Ironically, dwarfing genes are used in many species where farmers want to increase yield. This is done to reduce lodging, where the stem of the plant bends over, making it more difficult to harvest. While the effects of dwarfing are easy to see on the shoots, it is more difficult to see the effects elsewhere. “As roots grow hidden in the soil, they are very difficult to characterize in the field. Root biomass and root distribution in the soil profile can be estimated destructively or non-destructively in various artificial environments ranging from in vitro gel plates to rhizotrons, as reviewed by Fiorani and Schurr (2013). However, the more precise techniques are very laborious and expensive and therefore are not applied in plant breeding, where non-destructive methods for high numbers of genotypes in the field are required, “said Schierholt and colleagues in their paper. 

To get around this problem, the team turned to root electrical capacitance. This approach looks at roots as leaky capacitors, so examining electric flow through soil can reveal how plant biomass varies below ground without having to dig up the plant. This technique showed the surprisingly low root biomass of the semi-dwarf hybrids.

“We conclude that the opposite root growth reaction of the bzh semi-dwarf and the normal type under N deficiency contributes to the higher N efficiency of semi-dwarf genotypes due to better economic use of N and assimilates. However, the effect of the bzh gene on the root system is complex and could be explained by a greater fine root system, altered lateral roots, changes in the tap root biomass or other shifts in root architecture,” said Schierholt and colleagues in their paper, though they caution their findings have limitations.

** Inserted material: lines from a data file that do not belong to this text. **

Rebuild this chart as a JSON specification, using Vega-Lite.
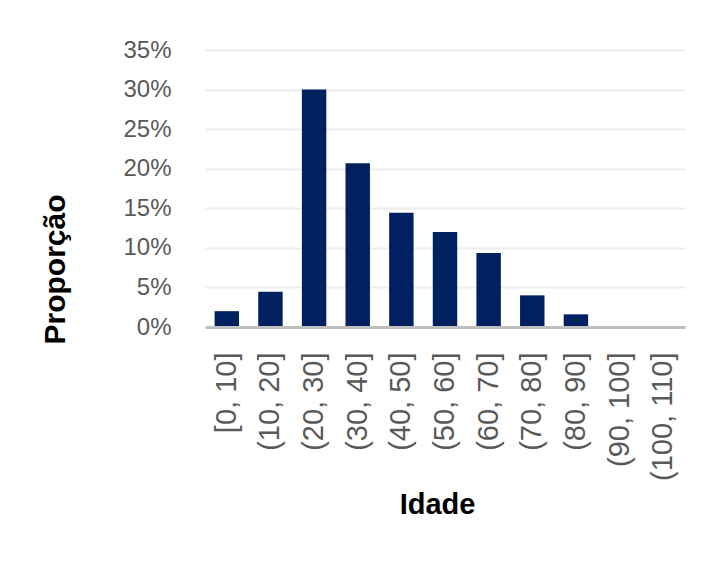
{
  "$schema": "https://vega.github.io/schema/vega-lite/v6.json",
  "autosize": {"type": "none"},
  "width": 480,
  "height": 277,
  "padding": {"left": 205, "top": 50, "right": 26, "bottom": 259},
  "background": "white",
  "config": {
    "view": {"stroke": null},
    "font": "Liberation Sans"
  },
  "data": {
    "values": [
      {"faixa": "[0, 10]", "proporcao": 0.020},
      {"faixa": "(10, 20]", "proporcao": 0.0445},
      {"faixa": "(20, 30]", "proporcao": 0.300},
      {"faixa": "(30, 40]", "proporcao": 0.207},
      {"faixa": "(40, 50]", "proporcao": 0.1445},
      {"faixa": "(50, 60]", "proporcao": 0.120},
      {"faixa": "(60, 70]", "proporcao": 0.0935},
      {"faixa": "(70, 80]", "proporcao": 0.040},
      {"faixa": "(80, 90]", "proporcao": 0.016},
      {"faixa": "(90, 100]", "proporcao": 0.0005},
      {"faixa": "(100, 110]", "proporcao": 0.0}
    ]
  },
  "mark": {"type": "bar", "color": "#002060"},
  "encoding": {
    "x": {
      "field": "faixa",
      "type": "nominal",
      "sort": null,
      "scale": {"paddingInner": 0.44, "paddingOuter": 0.22},
      "axis": {
        "title": "Idade",
        "titleFont": "Liberation Sans",
        "titleFontSize": 29,
        "titleFontWeight": "bold",
        "titleColor": "#000000",
        "titleX": 232,
        "titleY": 186,
        "titleBaseline": "alphabetic",
        "labelAngle": -90,
        "labelFontSize": 29,
        "labelColor": "#595959",
        "labelPadding": 25,
        "ticks": false,
        "tickSize": 0,
        "domainColor": "#bfbfbf",
        "domainWidth": 3,
        "zindex": 1
      }
    },
    "y": {
      "field": "proporcao",
      "type": "quantitative",
      "scale": {"domain": [0, 0.35]},
      "axis": {
        "title": "Proporção",
        "titleFont": "Liberation Sans",
        "titleFontSize": 30,
        "titleFontWeight": "bold",
        "titleColor": "#000000",
        "titleAngle": -90,
        "titleAlign": "center",
        "titleBaseline": "alphabetic",
        "titleX": -141,
        "titleY": 219,
        "values": [0, 0.05, 0.1, 0.15, 0.2, 0.25, 0.3, 0.35],
        "format": ".0%",
        "labelFontSize": 24,
        "labelColor": "#595959",
        "labelPadding": 34,
        "ticks": false,
        "tickSize": 0,
        "domain": false,
        "grid": true,
        "gridColor": "#eeeeee",
        "gridWidth": 2
      }
    }
  }
}
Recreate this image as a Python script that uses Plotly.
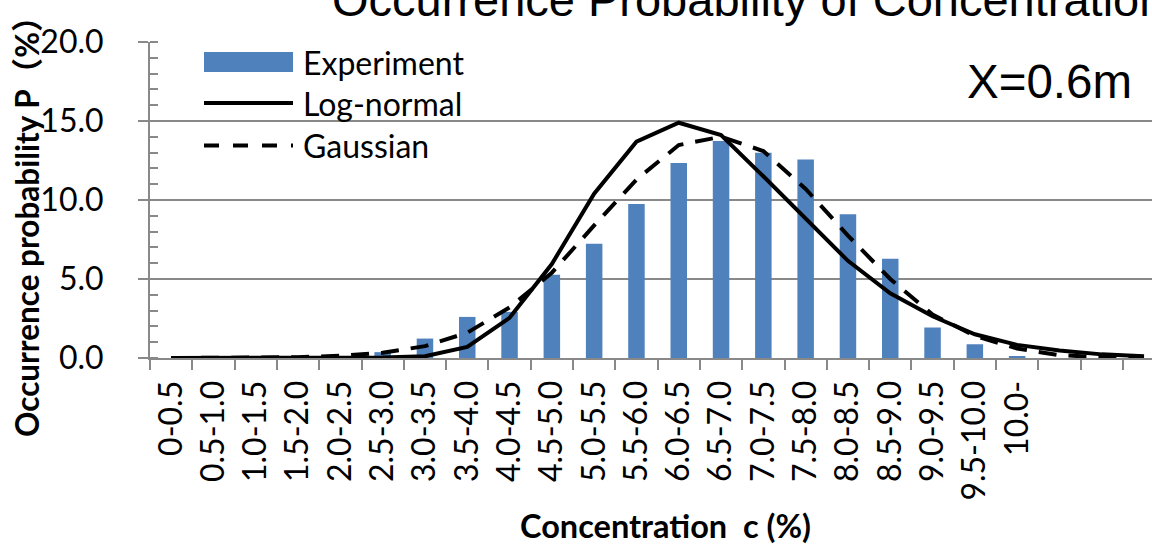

“The initial question of whether root EC may explain the higher N efficiency of bzh semi-dwarfs cannot be finally answered based on the available data. Consequently, an analysis of the root architecture of semi-dwarf and normal-type hybrids, as well as an analysis of the molecular and physiological plant reactions, would be needed to fully explain differences in N efficiency between the growth types.”